Designing companies with the customer in mind

Entrepreneur Support Organizations (ESOs) have been active in the Corridor for well over a decade.

By design, these organizations exist to “help current or aspiring entrepreneurs move closer to starting or growing a viable business,” according to a 2019 article published by the Kauffman Foundation. 

There are a lot of ways to help current and aspiring entrepreneurs, and the Corridor is lucky to have many engaged people and organizations providing value here. 

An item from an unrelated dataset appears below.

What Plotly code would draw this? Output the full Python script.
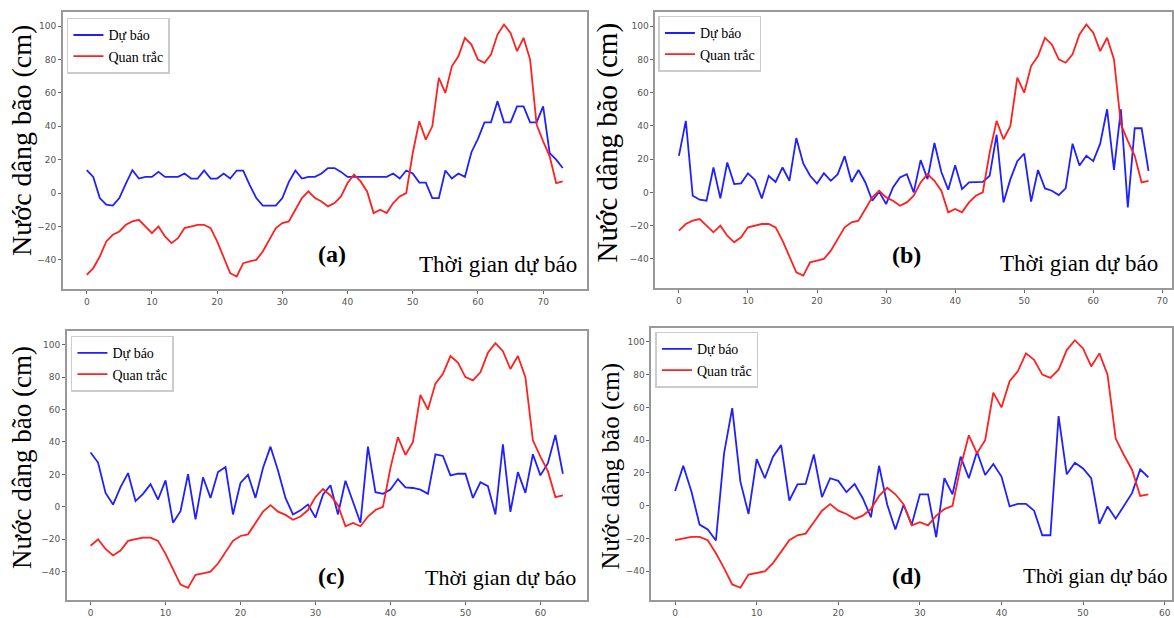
import plotly.graph_objects as go

W, H = 1174, 618

# Observed surge (same record, each panel starts 5 steps later)
observed = [-49, -45, -38, -29, -25, -23, -19, -17, -16, -20,
            -24, -20, -26, -30, -27, -21, -20, -19, -19, -21,
            -29, -38, -48, -50, -42, -41, -40, -35, -28, -21,
            -18, -17, -10, -3, 1, -3, -5, -8, -6, -2,
            6, 11, 7, 1, -12, -10, -12, -6, -2, 0,
            24, 43, 32, 40, 69, 60, 76, 82, 93, 89,
            80, 78, 83, 95, 101, 96, 85, 93, 80, 41,
            31, 22, 6, 7]

forecast_a = [13.7, 9.7, -3, -7, -7.5, -3, 5.7, 13.7, 8.7, 9.7,
              9.7, 12.7, 9.7, 9.7, 9.7, 11.7, 8.7, 8.7, 13.5, 8.7,
              8.7, 11.7, 8.7, 13.5, 13.5, 4.8, -3, -7.5, -7.5, -7.5,
              -3, 6.7, 13.5, 8.7, 9.7, 9.7, 11.7, 15, 15, 12.7,
              9.7, 9.7, 9.7, 9.7, 9.7, 9.7, 9.7, 11.7, 8.7, 13.5,
              11.7, 6.3, 6.3, -3, -3, 13.5, 8.7, 11.7, 9.7, 24.5,
              32.5, 42.4, 42.4, 55, 42.4, 42.4, 52, 52, 42.4, 42.4,
              52, 24, 20, 15]

forecast_b = [22, 43, -2, -4.4, -5, 15, -3.6, 18, 5, 5.5,
              11.5, 7.5, -3.6, 10, 6.3, 15, 7, 32.7, 17.4, 10,
              5.3, 11.5, 7, 11, 21.8, 6.3, 13.5, 6, -5, 0.4,
              -7, 3, 9, 11, 0, 19.4, 8, 29.7, 12.3, 1.6,
              16.4, 2, 6, 6, 6.3, 10, 34.7, -6, 8, 18.8,
              23.4, -5.5, 13.5, 2.4, 1, -1.6, 2.4, 29.3, 16.2, 22,
              18.8, 29.3, 50, 13.5, 50, -9, 38.6, 38.6, 12.9]

forecast_c = [33.5, 27.3, 8.6, 1.4, 12.2, 20.8, 3.5, 8, 14, 4.5,
              16.3, -9.8, -2.7, 20.2, -7.8, 18.2, 5.5, 21.4, 24.5, -4.7,
              14.7, 19.8, 5.5, 23.9, 37.1, 22.4, 5.5, -4.7, -2.2, 1.4,
              -6.7, 7.5, 13.3, -4.7, 16.1, 3.5, -9.8, 37.1, 9, 8,
              10.6, 17.1, 12, 11.6, 10.6, 8, 32.4, 31.4, 19.4, 20.4,
              20.4, 5.5, 15.1, 12.7, -4.7, 38.6, -3.1, 21.4, 8.6, 32.4,
              19.4, 26.9, 44.3, 20.4]

forecast_d = [9, 24.4, 8.7, -11.5, -14.5, -21.2, 32, 59.6, 14.7, -5,
              28.5, 16.8, 30, 37, 3.2, 13.1, 13.3, 31.3, 5.3, 16.8,
              15.2, 8.3, 13.3, 4.6, -7, 24.4, 0.6, -14.5, 0.6, -11.5,
              7, 7, -19.2, 16.8, 7, 30, 16.8, 33, 18.8, 25.5,
              17.8, -0.4, 1.2, 1.2, -3, -18, -18, 54.7, 19.2, 26.3,
              22.8, 16.8, -11.1, -0.4, -7.9, 0.2, 7.7, 22.2, 17.4]

panel_labels = ["(a)", "(b)", "(c)", "(d)"]
series_names = ["Dự báo", "Quan trắc"]
y_title = "Nước dâng bão (cm)"
x_title = "Thời gian dự báo"
x_ticks = [0, 10, 20, 30, 40, 50, 60, 70]
y_ticks = [-40, -20, 0, 20, 40, 60, 80, 100]

forecasts = [forecast_a, forecast_b, forecast_c, forecast_d]
offsets = [0, 5, 10, 15]


def px(x):
    return x / W


def py(y):
    return 1 - y / H


# pixel boxes of each panel: (left, right, top, bottom)
boxes = [(63, 587, 12, 291), (656, 1173, 12, 290),
         (67, 587, 333, 604), (652, 1173, 330, 604)]
legend_pos = [(67, 18), (659, 16), (71, 338), (656, 334)]
ytitle_pos = [(21, 141, 28), (608, 143, 29), (22, 460, 27), (611, 469, 25)]
xtitle_pos = [(498, 266, 23), (1080, 265, 23), (501, 581, 22), (1096, 580, 21)]
label_pos = [(332, 256), (907, 257), (332, 580), (907, 580)]

fig = go.Figure()
layout = dict(width=W, height=H, margin=dict(l=0, r=0, t=0, b=0),
              paper_bgcolor="white", plot_bgcolor="white", annotations=[])

for i in range(4):
    obs = observed[offsets[i]:]
    fc = forecasts[i]
    n = len(obs)
    xs = list(range(n))
    sfx = "" if i == 0 else str(i + 1)
    lg = "legend" if i == 0 else "legend" + str(i + 1)
    fig.add_trace(go.Scatter(x=xs, y=fc, mode="lines", name=series_names[0],
                             line=dict(color="#2020ff", width=1.8),
                             xaxis="x" + sfx, yaxis="y" + sfx, legend=lg))
    fig.add_trace(go.Scatter(x=xs, y=obs, mode="lines", name=series_names[1],
                             line=dict(color="#ff2020", width=1.8),
                             xaxis="x" + sfx, yaxis="y" + sfx, legend=lg))
    allv = obs + fc
    lo, hi = min(allv), max(allv)
    m = 0.05 * (hi - lo)
    xm = 0.05 * (n - 1)
    l, r, t, b = boxes[i]
    axcommon = dict(showline=True, linecolor="#999999", linewidth=2, mirror=True,
                    ticks="outside", ticklen=3, tickcolor="#666666", tickwidth=1,
                    showgrid=False, zeroline=False,
                    tickfont=dict(family="DejaVu Sans", size=9, color="#555555"))
    layout["xaxis" + sfx] = dict(domain=[px(l), px(r)], range=[-xm, n - 1 + xm],
                                 tickvals=x_ticks, anchor="y" + sfx, **axcommon)
    layout["yaxis" + sfx] = dict(domain=[py(b), py(t)], range=[lo - m, hi + m],
                                 tickvals=y_ticks, anchor="x" + sfx, **axcommon)
    lx, ly = legend_pos[i]
    layout[lg] = dict(x=px(lx), y=py(ly), xanchor="left", yanchor="top",
                      xref="paper", yref="paper",
                      bgcolor="white", bordercolor="#cccccc", borderwidth=1.5,
                      font=dict(family="Liberation Serif", size=14, color="black"),
                      tracegroupgap=0, itemwidth=30)
    tx, ty, ts = ytitle_pos[i]
    layout["annotations"].append(dict(text=y_title, x=px(tx), y=py(ty), xref="paper",
                                      yref="paper", showarrow=False, textangle=-90,
                                      xanchor="center", yanchor="middle",
                                      font=dict(family="Liberation Serif", size=ts,
                                                color="black")))
    tx, ty, ts = xtitle_pos[i]
    layout["annotations"].append(dict(text=x_title, x=px(tx), y=py(ty), xref="paper",
                                      yref="paper", showarrow=False,
                                      xanchor="center", yanchor="middle",
                                      font=dict(family="Liberation Serif", size=ts,
                                                color="black")))
    tx, ty = label_pos[i]
    layout["annotations"].append(dict(text="<b>" + panel_labels[i] + "</b>", x=px(tx),
                                      y=py(ty), xref="paper", yref="paper",
                                      showarrow=False, xanchor="center",
                                      yanchor="middle",
                                      font=dict(family="Liberation Serif", size=24,
                                                color="black")))

fig.update_layout(**layout)
fig.write_html("out.html")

There is a common thread through many ESOs that start with a need to thoroughly understand the problem that an entrepreneur is trying to solve. Digging deep into that discovery should be a prerequisite for anyone considering starting a company. If the first step of entrepreneurship is an idea, then the next step should be to translate that idea into a problem that needs to be solved. Many ESOs exist to help an aspiring entrepreneur think about their idea using tools and methods that have become common across the world. Tools like the Business Model Canvas (BMC) can help create the scaffolding for a business plan. Our local Small Business Development Center (SBDC) and programs like Venture School through the University of Iowa are two places that have used this tool to help entrepreneurs frame their idea into a solvable problem and start to build a plan for a company that can survive. 

Ideas need to be validated through a structured process in order for them to be considered fundable. Who gets to define that process varies. We often tell entrepreneurs that the customer is the one that pays you money. It stands to reason that if an entrepreneur wants to attract an investor’s money, they should learn what the investor values and how they will deliver that value with their company and the investor’s money. If an entrepreneur is planning to fund a company through a bank loan, grant program, or by acquiring paid customers, then they need to consider what each of them values. 

So often, it comes down to taking your idea and crafting it into a compelling story. The story becomes compelling when people believe that your company is going to solve a critical problem for a group of people and will generate a revenue stream that allows that company to grow and scale. 

Flashback to 2014. I remember sitting in a roundtable discussion at an EntreFEST session when one of the participants expressed an opinion along the lines of: There are not companies that ought to be funded out there that are going unfunded. There was a belief back then that there was not a capital scarcity. If a company had merit, it would find the funding it needed. I remember disagreeing strongly with that opinion then. 

What was true back then and still true today is that the customer is the one who pays you money. They get to decide if your idea has merit and ought to be funded. Whether we are talking to friends and family investors or venture capitalists, they have a choice of where to deploy their capital. If it’s a smart investment, in their opinion and not just yours, they may deploy that capital to you. The same is true for bankers, grantors, and prospective customers. 

What we need to continue to work on, and in many cases double down on, is supporting entrepreneurs at every stage. Investing the time, as a community, to take ideas through a process that validates these ideas and can articulate why these ideas ought to become companies — and why these companies ought to get the funding they need to thrive.  •

David Tominsky is the chief relationship officer at The New Bohemian Innovation Collaborative (NewBoCo).